Much has been written about the demise of the high street, with both national and independent shops put under increasing pressure from online retailers.  Quite often these online giants trade from distribution centres away from the cities and as such pay very little rates.  Conversely, the independent traders who are particularly vulnerable to the online retailers continue to be saddled with rising rates bills that are undeniably a significant contributing factor in their decisions to shut down.  It’s something we hear on a regular basis, and despite being a factor in many of our towns and cities, it seems one that is largely ignored.

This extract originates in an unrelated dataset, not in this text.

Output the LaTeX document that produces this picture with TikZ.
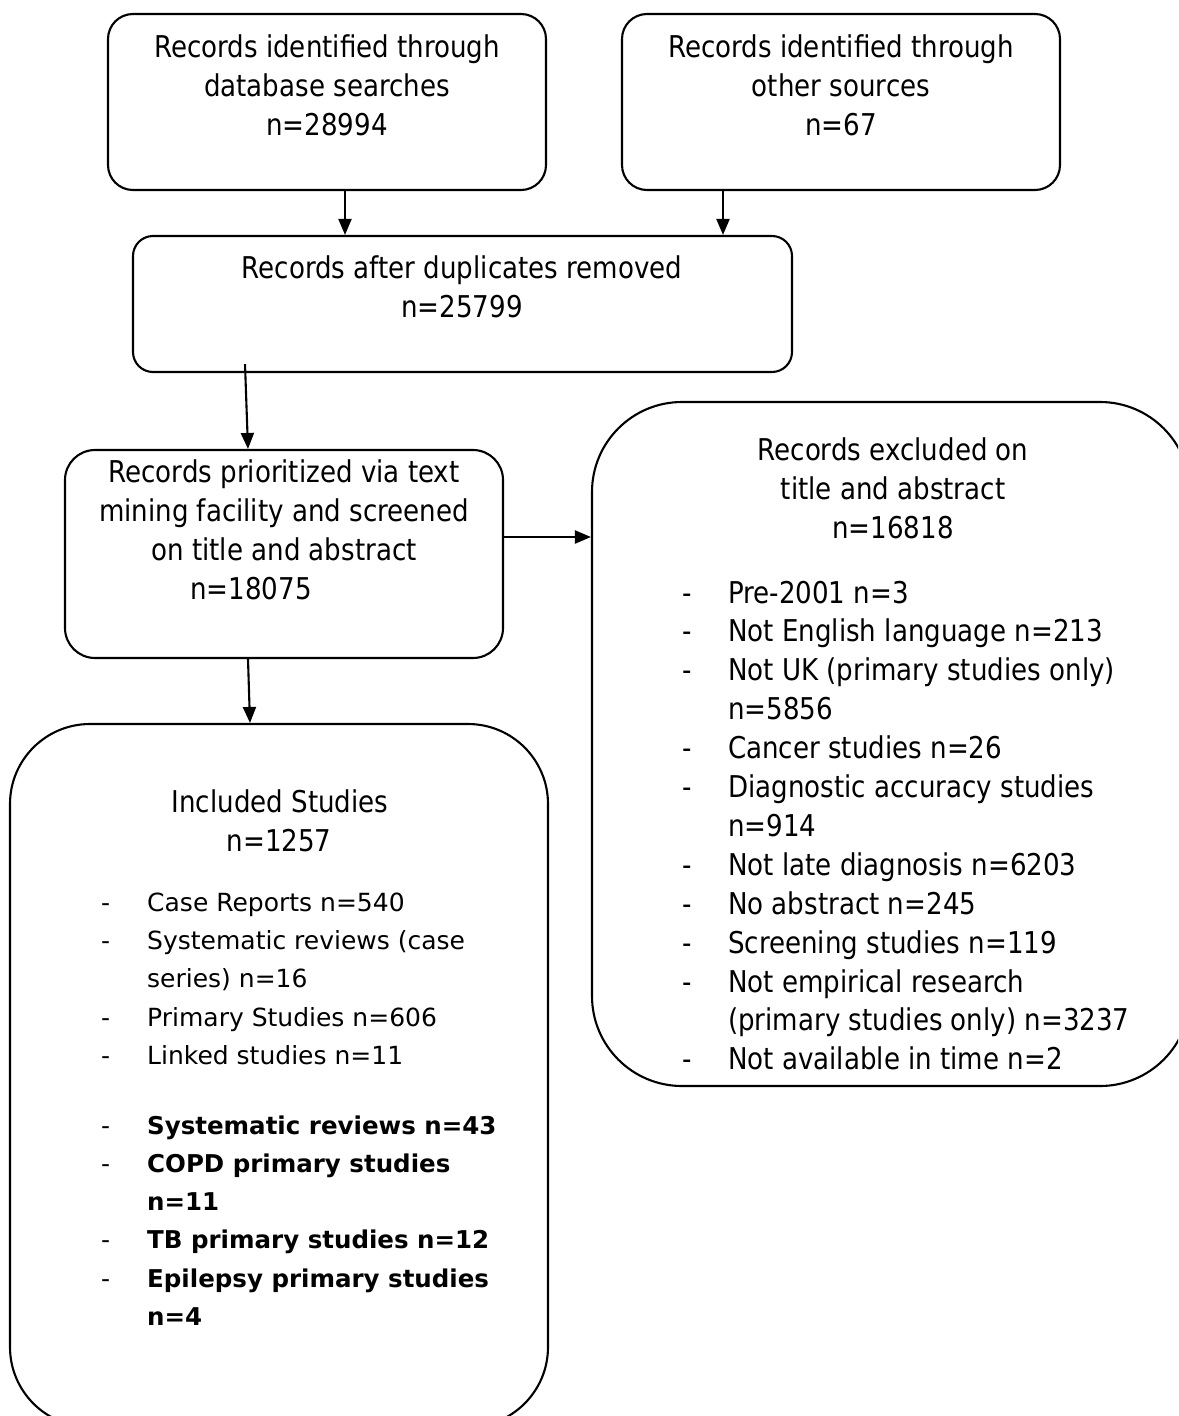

Helping small business owners by lifting the burden of rates will not play well in the news headlines as far as the general public goes.  This is because being seen to help business does not win many votes. More likely it will lose them.  It is politically more expedient for Parties to sit tight, despite the fact that implementation of a sensible rates relief policy will help sustain the independent High Street.  That is why the problem is largely ignored. So ignored that when it was last debated in the House of Commons in October 2018 only 7 MP’s bothered to turn up (5 Conservatives, 2 opposition).

The net result of these policies from across the political divide?

Even more pressure on the provision of housing stock due to far fewer homes being provided under permitted development rights.  Less investment and regeneration in cities and towns across the UK.   Fewer homes available to rent across the country.  More pressure on the high street.

But pointing that out won’t win any votes, as the saying goes.